The state pension age should increase to 68 by 2039 and the triple lock guarantee should be scrapped during the next Parliament, an independent review recommends.
Former CBI director general John Cridland, who was appointed as the Government's independent reviewer of state pension age last year, said the state pension age should increase from 67 to 68 between 2037 and 2039.
Pension experts said if the recommendations are taken up, people in their 40s face their state pension age being pushed back a year. They warned those in their 30s and younger may eventually face the possibility of drawing their pension at 70.
The state pension age is already due to go up in stages, with a rise to 67 by 2028. The next increase to 68 is not due to happen until between 2044 and 2046.
But the review said the rise to 68 should happen seven years earlier than planned, providing greater "intergenerational fairness", and helping the fiscal sustainability of the state pension.
The report, which focuses on state pension age arrangements beyond 2028, will help inform the Government's review of the state pension age, due in May.
In 2013, the coalition government said that someone should spend up to a third of their adult life above state pension age on average.
The Government Actuary's Department has been asked to consider two alternative scenarios for the state pension age, reflecting someone spending either 32% or 33.3% of their projected adult life in retirement.
Under a 32% scenario, it found the state pension age could rise to 69 between 2040 and 2042. Under a 33.3% scenario the state pension age could rise to 69 between 2053 and 2055.
Mr Cridland's report said the state pension is a "pay as you go" system - meaning today's workers pay for today's pensioners.
Today, there are 305 pensioners for every thousand people of working age. By the time people approach retirement nearing 2050, there will be 357 pensioners for every thousand people of working age.
Nearly £100 billion per year is currently spent by the Government on the state pension and pensioner benefits.
Projections suggest an additional 1% of GDP will need to be spent on the state pension by 2036-37. The report said if the same rise in spending was faced today, this would be equivalent to a rise in taxation of £725 per household per year.
The Government has committed to maintaining the triple lock, which ensures the state pension increases in line with the higher of inflation, earnings, or 2.5%, throughout the current Parliament.
But the report said: "We recommend that the triple lock is withdrawn in the next Parliament."
Tom McPhail, head of retirement policy at Hargreaves Lansdown, said: "This report is going to be particularly unwelcome for anyone in their early 40s, as they're now likely to see their state pension age pushed back another year.
"For those in their 30s and younger, it reinforces the expectation of a state pension from age 70, which means an extra two years of work. This report also looks like the death-knell for the state pension triple lock."
Other recommendations in the report include:
- People over state pension age should be able to draw down part of their state pension if they want to, leaving the balance to benefit from the deferral arrangements. This could benefit people who want to carry on working part-time.
- A "mid-life MOT" should be introduced to encourage people to take stock, and make realistic choices about work, health and retirement.
- There should be a drive for older workers to become apprenticeship mentors and trainers.

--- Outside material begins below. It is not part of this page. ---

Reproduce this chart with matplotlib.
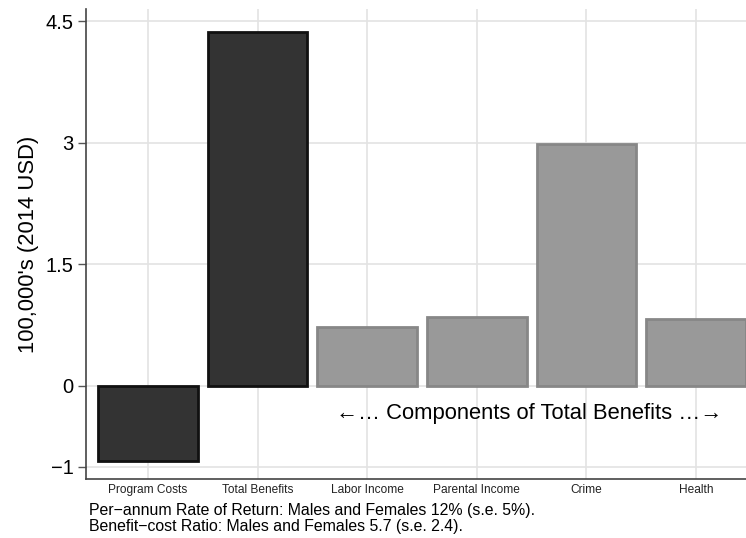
import matplotlib
matplotlib.use("Agg")
import matplotlib.pyplot as plt

plt.rcParams['font.family'] = ['Liberation Sans', 'DejaVu Sans']

categories = ["Program Costs", "Total Benefits", "Labor Income", "Parental Income", "Crime", "Health"]
values = [-0.93, 4.37, 0.72, 0.85, 2.98, 0.83]
dark = [True, True, False, False, False, False]
yticks = [-1, 0, 1.5, 3, 4.5]
yticklabels = ["\u22121", "0", "1.5", "3", "4.5"]

fig = plt.figure(figsize=(7.46, 5.38), dpi=100)
ax = fig.add_axes([86/746, 1 - 479/538, (746 - 86)/746, (479 - 9)/538])

x = list(range(len(categories)))
for xi, v, d in zip(x, values, dark):
    if d:
        ax.bar(xi, v, width=0.91, color="#333333", edgecolor="#111111", linewidth=2, zorder=3)
    else:
        ax.bar(xi, v, width=0.91, color="#999999", edgecolor="#878787", linewidth=2, zorder=3)

ax.set_xlim(-0.565, 5.455)
ax.set_ylim(-1.15, 4.65)
ax.set_yticks(yticks)
ax.set_yticklabels(yticklabels, fontsize=14.5)
ax.set_xticks(x)
ax.set_xticklabels(categories, fontsize=8.6)
ax.tick_params(axis='x', length=0, pad=3.5, colors="#222222")
ax.tick_params(axis='y', length=6, width=1, color="#555555", pad=3)
ax.grid(True, color="#e3e3e3", linewidth=1.2, zorder=0)
ax.set_axisbelow(True)
for s in ["top", "right"]:
    ax.spines[s].set_visible(False)
for s in ["left", "bottom"]:
    ax.spines[s].set_color("#444444")
    ax.spines[s].set_linewidth(1.2)

ax.set_ylabel("100,000's (2014 USD)", fontsize=15.8, labelpad=5)

ax.text(3.48, -0.34, "\u2190\u2026 Components of Total Benefits \u2026\u2192",
        fontsize=15.8, ha="center", va="center", zorder=4)

fig.text(89/746, 1 - 511/538, "Per\u2212annum Rate of Return: Males and Females 12% (s.e. 5%).",
         fontsize=11.4, va="center")
fig.text(89/746, 1 - 527/538, "Benefit\u2212cost Ratio: Males and Females 5.7 (s.e. 2.4).",
         fontsize=11.4, va="center")

fig.savefig("out.png", dpi=100)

- Statutory carers' leave should be introduced to help those with caring responsibilities.
- Means-tested support should be available for pensioners should be set one year below state pension age from the point at which the increase to 68 is introduced, for people who are unable to work through ill health or because of caring responsibilities.
The possibility of varying the state pension age to reflect varying life expectancies across the country had also been raised.
But the report said having regional variations to the state pension age was not practical.
Work and Pensions Secretary Damian Green said: "As Government goes about making its decision on the future state pension age in May of this year, these contributions and recommendations will provide important insight."
Baroness Altmann, also a former pensions minister, said: "I would like to see more allowance for people to get their state pension earlier if, for example, they are in poor health or started work exceptionally young, perhaps in tough industrial jobs, and genuinely cannot keep going till nearly 70."